The earliest of many Latin Bibles to bear the name of Lucantonio Giunta, the chief rival of hte Aldi. His press, which existed for nearly a century, became famous not only for its fine music printing, but also for the extensive use of small illustrations in cheaper editions of the Bible, apparently for their sales appeal to the humble class of book buyers. http://www.bu.edu/sthlibrary/archives/collections/early-printed-bible-pages/
Huh? They included pictures to get the “humble class” to buy their Bible? Wow, that shoots another idea of yours down in flames doesn’t?
“It might help if I point out I use commoner to refer to common people, who didnt have tons of money. I do NOT use it as contrast to clergy.”
Okay, and that changes what? Bibles were still available to commoners in the 15th and 16th century BEFORE Luther’s Bible was even begun.
“Not in the vernacular.”
Actually there were - 19 versions in dozens of printings apparently.
“Not at a price commoners could hope to buy.”
Again, false. 19 versions in dozens of printings apparently.
“But Luthers was, and thus the huge sales.”
False. Luther’s Bible was not originally any cheaper than other Bibles of his day. If you look deeply into books on early printings of the Bible, you’ll discover that a decently printed folio NT cost about what a skilled guild worker would make in two weeks. So, if you were a butcher, baker or candlestick maker all you had to do was save up. This goes for Luther’s original folio NT from 1522 as well. Even cheaper editions came out later - just like it always did for Catholic Bibles - and still does when a book goes from hardback to paperback today.
“There were Bibles before Luther, but not in the hands of milkmaids.”
Actually there were but only in the hands of milkmaids who could read and save up about half a gulden. It would take a milkmaid weeks and weeks to save half a gulden. You make it sound like Luther’s Bible was so cheap that people didn’t have to pony up for it. They did. As the Protestant scholar Maitland showed in his classic book, The Dark Ages, it would take 10 months to make and more than 60 pounds (by 19tyh century standards?) to buy a well made manuscript Bible in the Middle Ages. All that changed with moveable type printing.
As Leicester Buckingham noted in The Bible in the Middle Ages: with remarks on the libraries, schools, and social and religious aspects:
Of the German version of the entire Bible, there appeared at Mentis, one edition in 1462, another in 1466, another without note of place, but supposed to have been there printed in 1467, another in 1470, and another of the version of John Dietemberg, which was issued under the auspices of the Archbishop and Elector of Mentz, in 1534; at Augsburg, two in 1470, one in 1472, another in 1473, two in 1477, one in 1480, another in 1483, another in 1487, another in 1490, another in 1494, another in 1507, another in 1510, another in 1518, and another in 1524 ; at Wittenburg, one in 1470, another in 1483, and another in 1490; at Nuremburg, one in 1477, another in 1480, another in 1483, another in 1488, another in 1490, and another in 1518; and at Strasburg, one in 1485. This summary of German editions comprehends only those of the entire Bible; of editions of separate portions of the Scriptures, we have not the precise details, though they were produced in Germany in the same abundance as elsewhere.

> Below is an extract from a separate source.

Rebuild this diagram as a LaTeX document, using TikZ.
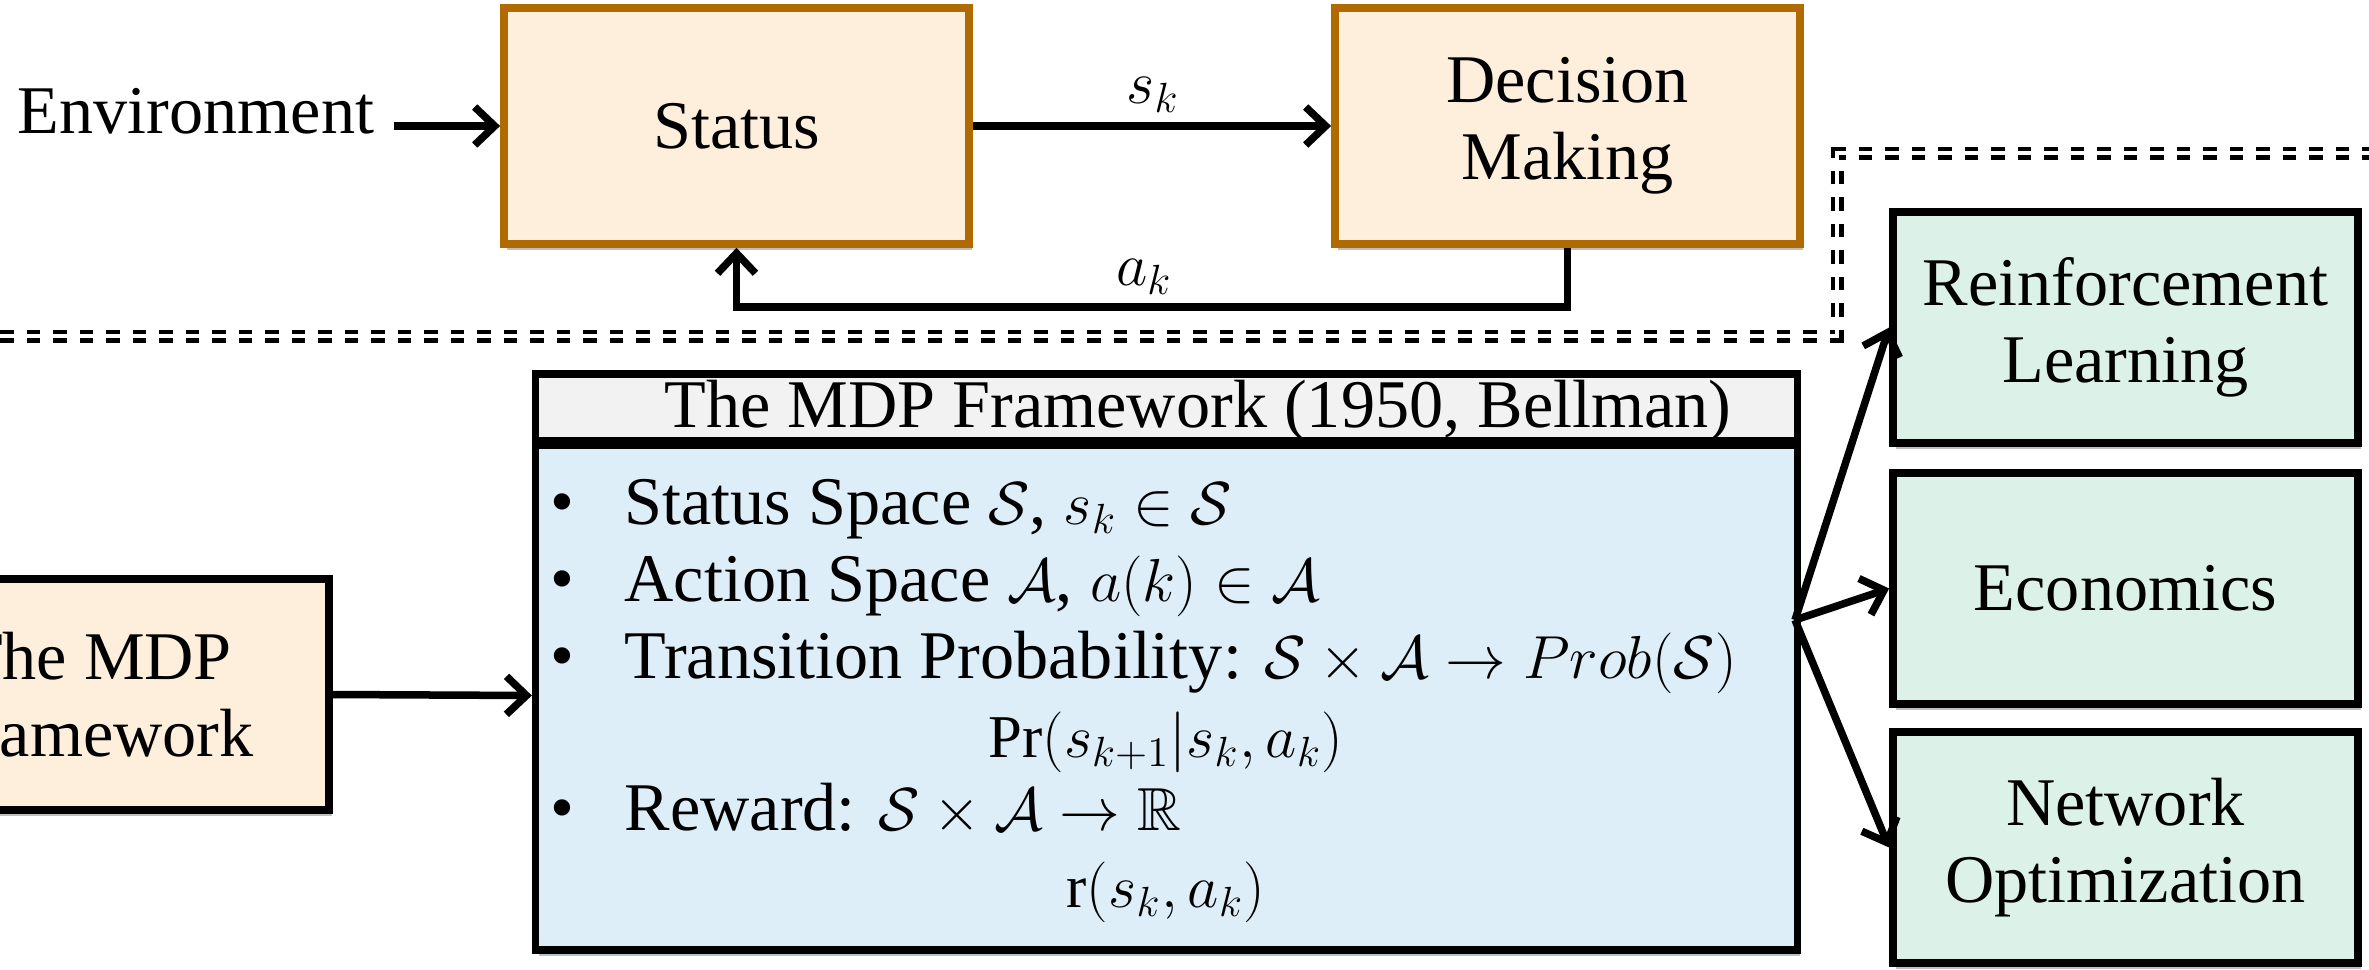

“There COULD have been, but the Catholic Church didnt care to make it happen.”
Catholics did. And Catholics were the ones responsible just as they are now. It is not the job of the Diocese of Rome to publish German Bibles. It is up to German Catholics to publish German Bibles. And they did so quite admirably.
You can cite 19 editions (and no, they were not in the vernacular by and large, nor good translations at all). I’ll cite 100,000 copies in a translation that has lasted 500 years...
Amazing what a heretic can do, while the Catholic Church could not - because it cared not.
“And Catholics were the ones responsible just as they are now. It is not the job of the Diocese of Rome to publish German Bibles.”
Catholics hardly have a good record of bible distribution. Repression? Yes. Distribution? No. And it speaks volumes that the Catholic Church opposed translation into the vernacular and widespread distribution of God’s Word. It took the heretics Luther and Tyndale to do that...
Remember. 100,000 copies from one printer alone.